De repente, o Daniel, meu filho de 12 anos, abre a porta da sala e me entrega a revista Bravo!, ano 11, n.º 154, edição de junho de 2010, um dos muitos periódicos dos quais sou assinante. Deixando o Direito Tributário, peguei a Bravo! (acho estranho esse título, por ser uma interjeição; embora entenda o porquê da escolha pela editora, ouso discordar como leitor). Comecei a ler, como às vezes faço, do fim para o começo. Na última página, o conto “Chapéu-coco, saia de pregas”, da escritora Ana Santos, que li; na penúltima, o conto “Açúcar”, dela também, que deixei para ler depois.

Bem mais à frente, na página 80 (a página do conto lido é a 98), estas palavras da atriz Clarice Niskier: “Penso a vida de maneira teatral. Por isso, sinto vontade de transformar tudo o que me toca profundamente em teatro.” Achei bonito, interessante e profundo, apesar de simples. Lembrei-me de que vejo motivo para uma boa crônica em quase tudo na vida, embora ultimamente não tenha escrito coisa alguma, exceto petições e pareceres jurídicos, no âmbito profissional, e trabalhos da pós-graduação, na esfera acadêmica. Não é que não tenha tempo, o que não tenho tido é vontade de escrever. Estou de mal com quase tudo e quase todos. Calou-se, momentaneamente, a minha verve. Abrindo e fechando parêntesis, escrevo “verve”, propositadamente, porque já não considero a palavra um galicismo.

Vejo a vida como uma crônica. Claro, pode ser vista também como um conto, um romance. A vida de qualquer pessoa é uma peça literária. Umas são muito bonitas, interessantes; outras são feias, esquisitas, mas todas as vidas são peças literárias. Afinal, que é literatura, senão o mero transpor de indivíduos e fatos da vida real para a ficção? É isso sim, principalmente a crônica, gênero literário que se ocupa da vida real e explora geralmente o lado pitoresco do dia a dia.
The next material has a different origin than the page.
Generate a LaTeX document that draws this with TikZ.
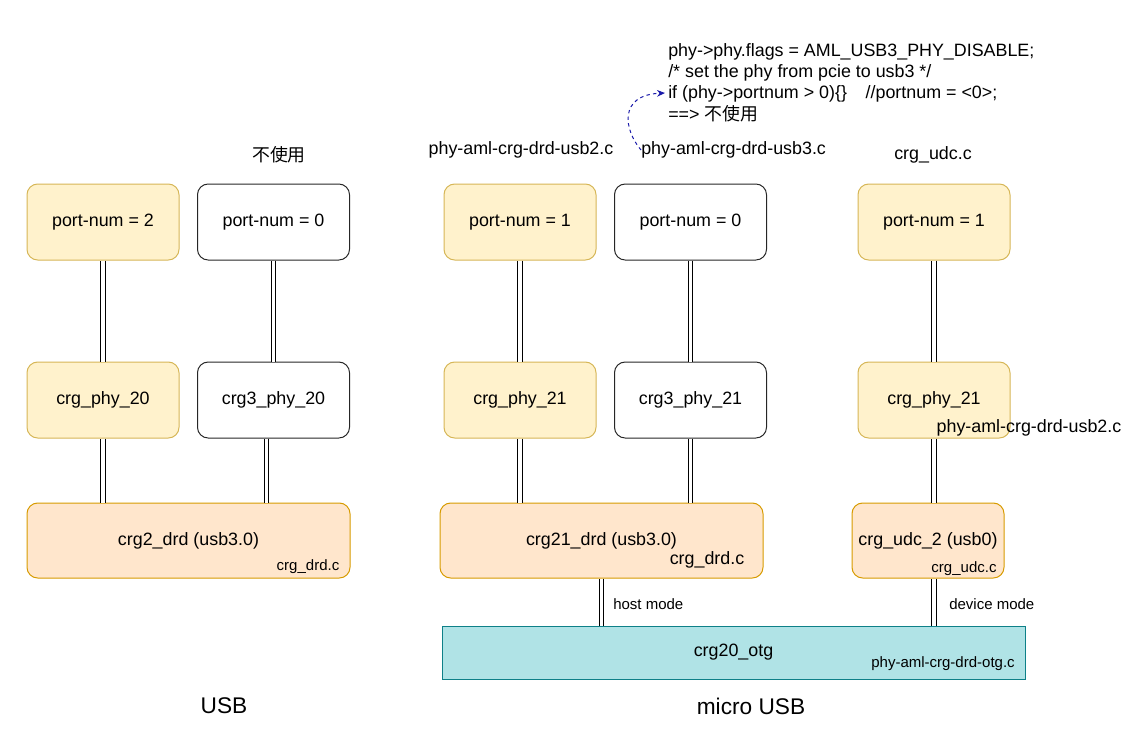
\documentclass[tikz,border=0pt]{standalone}
\usepackage{fontspec}
\setmainfont{Liberation Sans}
\newfontfamily\cjk{Noto Sans CJK SC}
\usepackage{tikz}
\usetikzlibrary{arrows.meta}
\definecolor{ylwfill}{HTML}{FFF2CC}
\definecolor{ylwline}{HTML}{D6B656}
\definecolor{orgfill}{HTML}{FFE6CC}
\definecolor{orgline}{HTML}{D79B00}
\definecolor{otgfill}{HTML}{B0E3E6}
\definecolor{otgline}{HTML}{0E8088}
\definecolor{hintblue}{HTML}{1A1AAA}
\tikzset{
  box/.style={rectangle,rounded corners=8pt,line width=0.75pt,minimum width=114pt,minimum height=57pt,inner sep=2pt,font=\fontsize{13.4}{16}\selectfont},
  ylwbox/.style={box,draw=ylwline,fill=ylwfill},
  plainbox/.style={box,draw=black!85},
  orgbox/.style={box,draw=orgline,fill=orgfill,minimum height=56.25pt},
  link/.style={draw=black,double=white,double distance=2.6pt,line width=0.7pt},
  lbl/.style={inner sep=0pt,font=\fontsize{13.4}{16}\selectfont},
  note/.style={inner sep=0pt,font=\fontsize{11.25}{13.5}\selectfont},
  title/.style={inner sep=0pt,font=\fontsize{17}{20}\selectfont}
}
\begin{document}
\begin{tikzpicture}[x=0.75pt,y=-0.75pt]
        \useasboundingbox (0,0) rectangle (1142,732);
        % port row
        \node[ylwbox] (pn2) at (103,222) {port-num = 2};
        \node[plainbox] (pn0a) at (273.5,222) {port-num = 0};
        \node[ylwbox] (pn1a) at (520,222) {port-num = 1};
        \node[plainbox] (pn0b) at (690.5,222) {port-num = 0};
        \node[ylwbox] (pn1u) at (934,222) {port-num = 1};
        % phy row
        \node[ylwbox] (phy20) at (103,400) {crg\_phy\_20};
        \node[plainbox] (c3phy20) at (273.5,400) {crg3\_phy\_20};
        \node[ylwbox] (phy21) at (520,400) {crg\_phy\_21};
        \node[plainbox] (c3phy21) at (690.5,400) {crg3\_phy\_21};
        \node[ylwbox] (phyu) at (934,400) {crg\_phy\_21};
        % controller row
        \node[orgbox,minimum width=242.25pt] (drd2) at (188.5,540.5) {crg2\_drd (usb3.0)};
        \node[orgbox,minimum width=242.25pt] (drd21) at (601.5,540.5) {crg21\_drd (usb3.0)};
        \node[orgbox] (udc2) at (928,540.5) {crg\_udc\_2 (usb0)};
        \node[rectangle,draw=otgline,fill=otgfill,line width=0.75pt,minimum width=437.25pt,minimum height=39.75pt,font=\fontsize{13.4}{16}\selectfont] (otg) at (733.5,652.5) {crg20\_otg};
        % links
        \draw[link] (pn2) -- (phy20);
        \draw[link] (pn0a) -- (c3phy20);
        \draw[link] (pn1a) -- (phy21);
        \draw[link] (pn0b) -- (c3phy21);
        \draw[link] (pn1u) -- (phyu);
        \draw[link] (phy20) -- (phy20 |- drd2.north);
        \coordinate (c3tap) at (266.5,438);
        \draw[link] (c3phy20.south -| c3tap) -- (drd2.north -| c3tap);
        \draw[link] (phy21) -- (phy21 |- drd21.north);
        \draw[link] (c3phy21) -- (c3phy21 |- drd21.north);
        \draw[link] (phyu) -- (phyu |- udc2.north);
        \draw[link] (drd21.south) -- (drd21.south |- otg.north);
        \draw[link] (udc2.south -| phyu.south) -- (phyu.south |- otg.north);
        % file labels
        \node[lbl] (unused) at (279,155) {\cjk 不使用};
        \node[lbl] (usb2a) at (521,150) {phy-aml-crg-drd-usb2.c};
        \node[lbl,anchor=west] (usb3) at (641,150) {phy-aml-crg-drd-usb3.c};
        \node[lbl] (udcsrc) at (933,155) {crg\_udc.c};
        \node[lbl] (usb2b) at (1029,428) {phy-aml-crg-drd-usb2.c};
        \node[note] (drd2src) at (308,567) {crg\_drd.c};
        \node[lbl] (drd21src) at (707,560) {crg\_drd.c};
        \node[note] (udc2src) at (964,569) {crg\_udc.c};
        \node[note,anchor=west] (host) at (613,604) {host mode};
        \node[note,anchor=west] (device) at (949,604) {device mode};
        \node[note] (otgsrc) at (943,664) {phy-aml-crg-drd-otg.c};
        % code note
        \node[lbl,anchor=north west,align=left,font=\fontsize{13.4}{16}\selectfont] (code) at (668,43)
          {phy->phy.flags = AML\_USB3\_PHY\_DISABLE;\\
           /* set the phy from pcie to usb3 */\\
           if (phy->portnum > 0)\{\}\hspace{14pt}//portnum = <0>;\\
           ==> {\cjk 不使用}};
        \coordinate (ifpt) at (665,93);
        \draw[hintblue,line width=0.75pt,dash pattern=on 2.5pt off 2.5pt,-{Stealth[length=6pt,width=5pt]}]
          (usb3.west) .. controls (624,130) and (618,95) .. (ifpt);
        % titles
        \node[title] (usb) at (224,706) {USB};
        \node[title] (micro) at (751,706) {micro USB};
\end{tikzpicture}
\end{document}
Estou com Clarice Niskier, como sempre estive com Clarice Lispector. A vida é uma arte e como arte deve ser vivida: porque é linda, a despeito dos altos e baixos, e, acima de tudo, porque é curta, tanto a do ateu quanto a de quem crê na existência após a morte. Aliás, ser cético, ateu ou coisa parecida não acrescenta mais dias à vida de ninguém: morre fisicamente o ateu como morre quem crê em Deus. A diferença é que, para quem crê em vida após a morte, resta a esperança no plano imaterial. Eu creio na existência do Pai, do Filho e do Espírito Santo, e, por conseguinte, na vida eterna, embora eu seja tão imperfeito e tão fraco.

É isso! Sem plagiar o Pasquale Cipro Neto. É claro!